The first problem doesn't scare me. I think Apple will keep it powerful. But the ports worry me. The design keeps getting sleaker and more minimal, and ports seem to disappear over the years. That doesn't always work for professional machines.

As for the rest I fully agree. Plus, 2 USB ports in MBP (that close to each other) is almost ridiculous.
 
the most logical thing would be to make it better, not to throw it away.

I'd love that too, but I wouldn't hold my breath.

And yes, SDD is so expensive right now, but I'm sure they'll go down. Remember what hard drives used to cost? SDD is still new technology, but once it's standard we're likely to see a price drop.
 
Agreed. But home is also a place where you can viably let say, a particularly nasty MCMC-based program cook overnight. Certainly more than in the field. Or if you're a student, where there's access to University-level computing resources.
What is an MCMC in that context? Don't count too much on university resources. You'd be surprised to see how certain advisors can be unhelpful. Plus, university computing resources usually means command-line, SSL-based access to servers, not interactive mode. Documentation is hard to come by, also. It's simply more practical sometimes to run that software on our own machines.

As for the rest I fully agree. Plus, 2 USB ports in MBP (that close to each other) is almost ridiculous.
I liked the older Pro. There was a USB port on each side.

Please, please tell Apple you miss the old design. Wasn't as sleek as the unibody, but surely provided what we needed in flexibility. It didn't weight more. It wasn't larger. It was only a tad thicker.
 
What is an MCMC in that context? Don't count too much on university resources. You'd be surprised to see how certain advisors can be unhelpful. Plus, university computing resources usually means command-line, SSL-based access to servers, not interactive mode. Documentation is hard to come by, also. It's simply more practical sometimes to run that software on our own machines.

Markov-Chain Monte Carlo. One of the techniques used in Bayesian statistics, which is generally good at making underpowered laptops cry uncle ;)
 
And what kind of association of regression does the MCMC tries to do on data?

It's not actually a particular type of regression - it can be used with any sort of regression you can think of. Linear, logistic, proportional hazards...

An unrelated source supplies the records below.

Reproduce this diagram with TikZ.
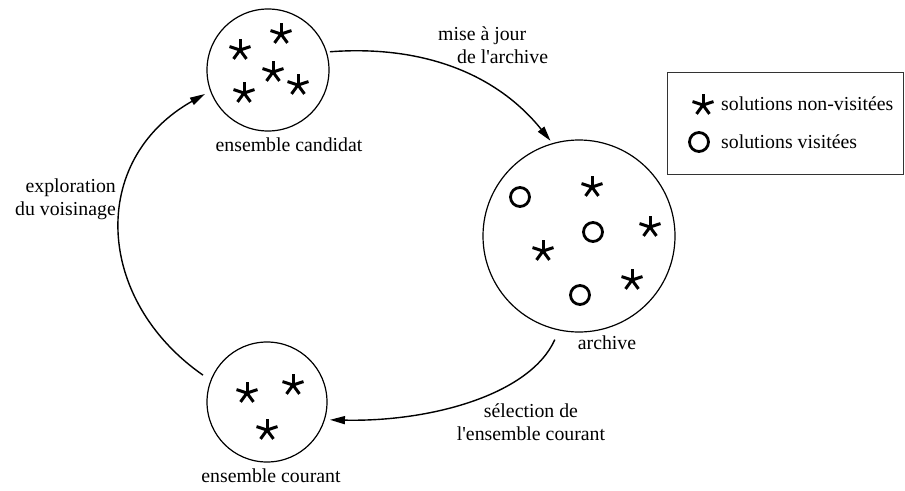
\documentclass[tikz,border=0pt]{standalone}
\usepackage{fontspec}
\setmainfont{Liberation Serif}
\usetikzlibrary{arrows.meta}
\begin{document}
\begin{tikzpicture}[x=1pt,y=-1pt,
  setc/.style={circle,draw,line width=1.2pt,inner sep=0pt},
  lbl/.style={font=\fontsize{19.8}{23}\selectfont, inner sep=0pt},
  conn/.style={line width=1.4pt,-{Triangle[length=15pt,width=8pt]}},
  ast/.pic={\foreach \a in {90,162,234,306,18}\draw[line width=3pt] (0,0) -- (\a:11pt);},
  vis/.style={circle,draw,line width=2.8pt,minimum size=19pt,inner sep=0pt}
]
\path[use as bounding box] (0,0) rectangle (905,490);

% sets
\node[setc,minimum size=122pt] (cand) at (268,70) {};
\node[setc,minimum size=192pt] (arch) at (579,236) {};
\node[setc,minimum size=120pt] (cour) at (267,402) {};

% candidate set contents
\pic at (240,50) {ast};
\pic at (281,34) {ast};
\pic at (273,72) {ast};
\pic at (298,85) {ast};
\pic at (244,93) {ast};

% archive contents
\node[vis] (v1) at (520,197) {};
\node[vis] (v2) at (593,232) {};
\node[vis] (v3) at (580,295) {};
\pic at (592,187) {ast};
\pic at (650,227) {ast};
\pic at (543,251) {ast};
\pic at (632,280) {ast};

% current set contents
\pic at (247,393) {ast};
\pic at (293,385) {ast};
\pic at (267,430) {ast};

% labels
\node[lbl] (lcand) at (289,145) {ensemble candidat};
\node[lbl] (lcour) at (271,476) {ensemble courant};
\node[lbl] (larch) at (607,343) {archive};
\node[lbl,align=right,anchor=east] (lexp) at (116,199) {exploration\\du voisinage};
\node[lbl,align=left,anchor=west] (lmaj) at (438,45) {mise à jour\\\hspace*{19pt}de l\textquotesingle archive};
\node[lbl,align=center] (lsel) at (531,422) {sélection de\\l\textquotesingle ensemble courant};

% connectors
\draw[conn,shorten <=3pt,shorten >=3pt] (cand.17) .. controls (420,45) and (495,72) .. (arch.106);
\draw[conn,shorten <=10pt,shorten >=5pt] (arch.258.6) .. controls (530,395) and (430,422) .. (cour.-17.6);
\draw[conn,shorten <=9pt,shorten >=6pt] (cour.159) .. controls (95,300) and (88,160) .. (cand.200);

% legend
\node[draw=black!80,line width=0.9pt,minimum width=236pt,minimum height=102pt,anchor=north west,inner sep=0pt] (legbox) at (667,72) {};
\pic at (703,105) {ast};
\node[vis] (legvis) at (699,142) {};
\node[lbl,anchor=west] (legt1) at (721,104) {solutions non-visitées};
\node[lbl,anchor=west] (legt2) at (721,142) {solutions visitées};
\end{tikzpicture}
\end{document}
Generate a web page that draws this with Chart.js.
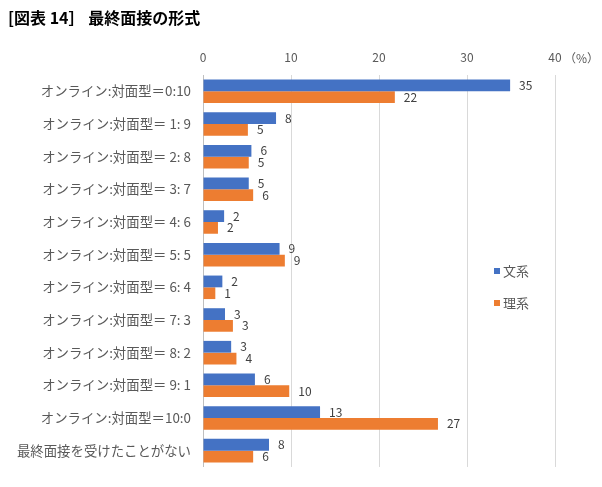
<!DOCTYPE html>
<html>
<head>
<meta charset="utf-8">
<script src="https://cdn.jsdelivr.net/npm/chart.js@4/dist/chart.umd.min.js"></script>
<style>
  html, body { margin: 0; padding: 0; background: #fff; }
  #wrap { width: 602px; height: 487px; position: relative; }
</style>
</head>
<body>
<div id="wrap"><canvas id="chart"></canvas></div>
<script>
const categories = [
  "オンライン:対面型＝0:10",
  "オンライン:対面型＝ 1: 9",
  "オンライン:対面型＝ 2: 8",
  "オンライン:対面型＝ 3: 7",
  "オンライン:対面型＝ 4: 6",
  "オンライン:対面型＝ 5: 5",
  "オンライン:対面型＝ 6: 4",
  "オンライン:対面型＝ 7: 3",
  "オンライン:対面型＝ 8: 2",
  "オンライン:対面型＝ 9: 1",
  "オンライン:対面型＝10:0",
  "最終面接を受けたことがない"
];
const bunkei = [34.9, 8.3, 5.5, 5.2, 2.4, 8.7, 2.2, 2.5, 3.2, 5.9, 13.3, 7.5];
const rikei = [21.8, 5.1, 5.2, 5.7, 1.7, 9.3, 1.4, 3.4, 3.8, 9.8, 26.7, 5.7];
const xTicks = [0, 10, 20, 30, 40];
const seriesNames = ["文系", "理系"];
const seriesColors = ["#4472C4", "#ED7D31"];

const FONT = "'Noto Sans CJK JP', 'Noto Sans', sans-serif";

// value labels just past the end of each bar
const barLabels = {
  id: "barLabels",
  afterDatasetsDraw(chart) {
    const ctx = chart.ctx;
    ctx.save();
    ctx.font = "12px " + FONT;
    ctx.fillStyle = "#404040";
    ctx.textAlign = "left";
    ctx.textBaseline = "middle";
    chart.data.datasets.forEach((ds, i) => {
      chart.getDatasetMeta(i).data.forEach((bar, j) => {
        ctx.fillText(String(Math.round(ds.data[j])), bar.x + 9, bar.y);
      });
    });
    ctx.restore();
  }
};

// unit after the last tick, and the legend inside the plot
const extras = {
  id: "extras",
  afterDraw(chart) {
    const ctx = chart.ctx;
    const x = chart.scales.x;
    ctx.save();
    ctx.font = "12px " + FONT;
    ctx.fillStyle = "#595959";
    ctx.textAlign = "left";
    ctx.textBaseline = "middle";
    ctx.fillText("（%）", x.getPixelForValue(40) + 9, 58);

    ctx.font = "13px " + FONT;
    seriesNames.forEach((name, i) => {
      const y = 271 + i * 32;
      ctx.fillStyle = seriesColors[i];
      ctx.fillRect(494, y - 3, 6, 6);
      ctx.fillStyle = "#595959";
      ctx.fillText(name, 503, y);
    });
    ctx.restore();
  }
};

new Chart(document.getElementById("chart"), {
  type: "bar",
  data: {
    labels: categories,
    datasets: [
      { label: seriesNames[0], data: bunkei, backgroundColor: seriesColors[0] },
      { label: seriesNames[1], data: rikei, backgroundColor: seriesColors[1] }
    ]
  },
  options: {
    indexAxis: "y",
    responsive: true,
    maintainAspectRatio: false,
    animation: false,
    layout: { padding: { left: 8, right: 47, top: 0, bottom: 20 } },
    datasets: { bar: { categoryPercentage: 0.72, barPercentage: 1.0 } },
    plugins: {
      legend: { display: false },
      tooltip: { enabled: false },
      title: {
        display: true,
        text: "[図表 14］ 最終面接の形式",
        align: "start",
        color: "#000",
        font: { family: FONT, size: 16, weight: "bold", lineHeight: 1.2 },
        padding: { top: 8, bottom: 8 }
      }
    },
    scales: {
      x: {
        position: "top",
        min: 0,
        max: 40,
        afterBuildTicks: (s) => { s.ticks = xTicks.map((v) => ({ value: v })); },
        afterFit: (s) => { s.height = 39.8; },
        grid: { color: "#d9d9d9", drawTicks: false },
        border: { display: false },
        ticks: {
          padding: 10,
          color: "#595959",
          font: { family: FONT, size: 12 },
          maxRotation: 0
        }
      },
      y: {
        afterFit: (s) => { s.width = 195; },
        grid: { display: false, drawTicks: false },
        border: { display: true, color: "#bfbfbf" },
        ticks: {
          padding: 12,
          color: "#595959",
          font: { family: FONT, size: 13.4 }
        }
      }
    }
  },
  plugins: [barLabels, extras]
});
</script>
</body>
</html>
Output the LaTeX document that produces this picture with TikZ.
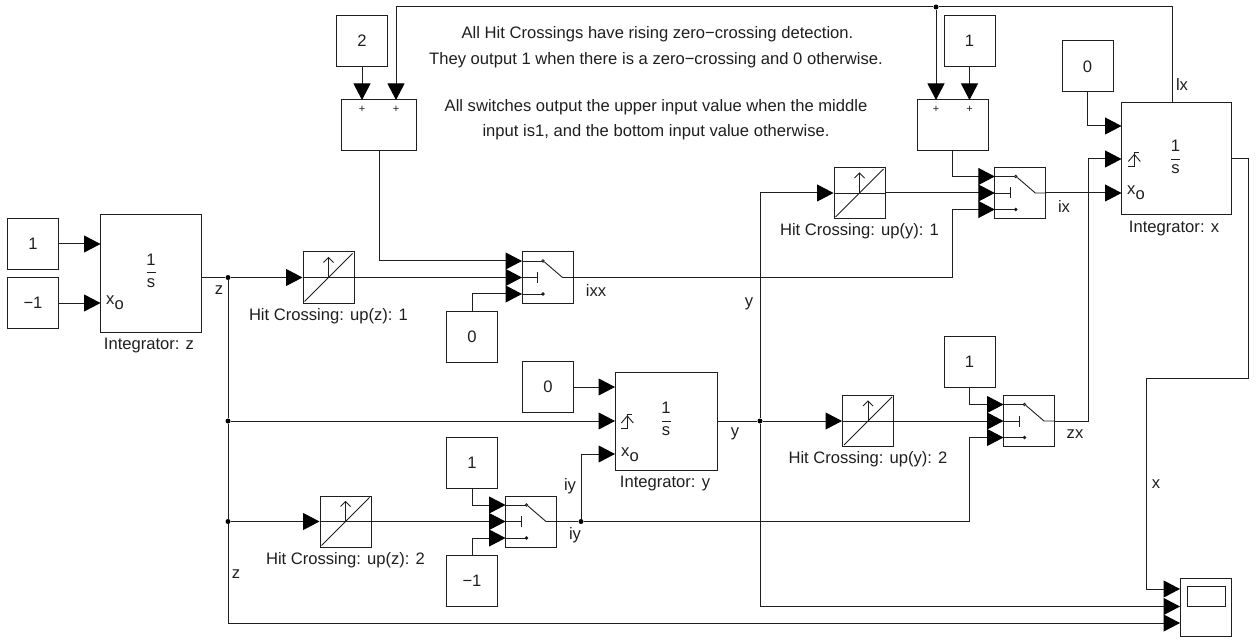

What MCMC is is a fairly elegant way to get the posterior distribution of your estimates, if you're working in a Bayesian, rather than frequentist frameworks. For most models with any type of complexity, its the best way to get the posterior - doing it with math is a pain or impossible. But MCMC relies on repeated sampling, and thus is somewhat computationally intensive.

Biostatistics types have also started using it *not* for Bayesian work with models that have convergence issues. Binomial regression (regression to get an actual RR rather than an OR for categorical data) or certain survival models sometimes just fail. MCMC...magically solves some of this, at the expense of computing time.
 
It's not actually a particular type of regression - it can be used with any sort of regression you can think of. Linear, logistic, proportional hazards...

What MCMC is is a fairly elegant way to get the posterior distribution of your estimates, if you're working in a Bayesian, rather than frequentist frameworks. For most models with any type of complexity, its the best way to get the posterior - doing it with math is a pain or impossible. But MCMC relies on repeated sampling, and thus is somewhat computationally intensive.

Biostatistics types have also started using it *not* for Bayesian work with models that have convergence issues. Binomial regression (regression to get an actual RR rather than an OR for categorical data) or certain survival models sometimes just fail. MCMC...magically solves some of this, at the expense of computing time.
If only scientists had proper stat courses...

Does the MCMC computing method allows one to write better papers? More likely to be considered? Or more precise, scientifically speaking?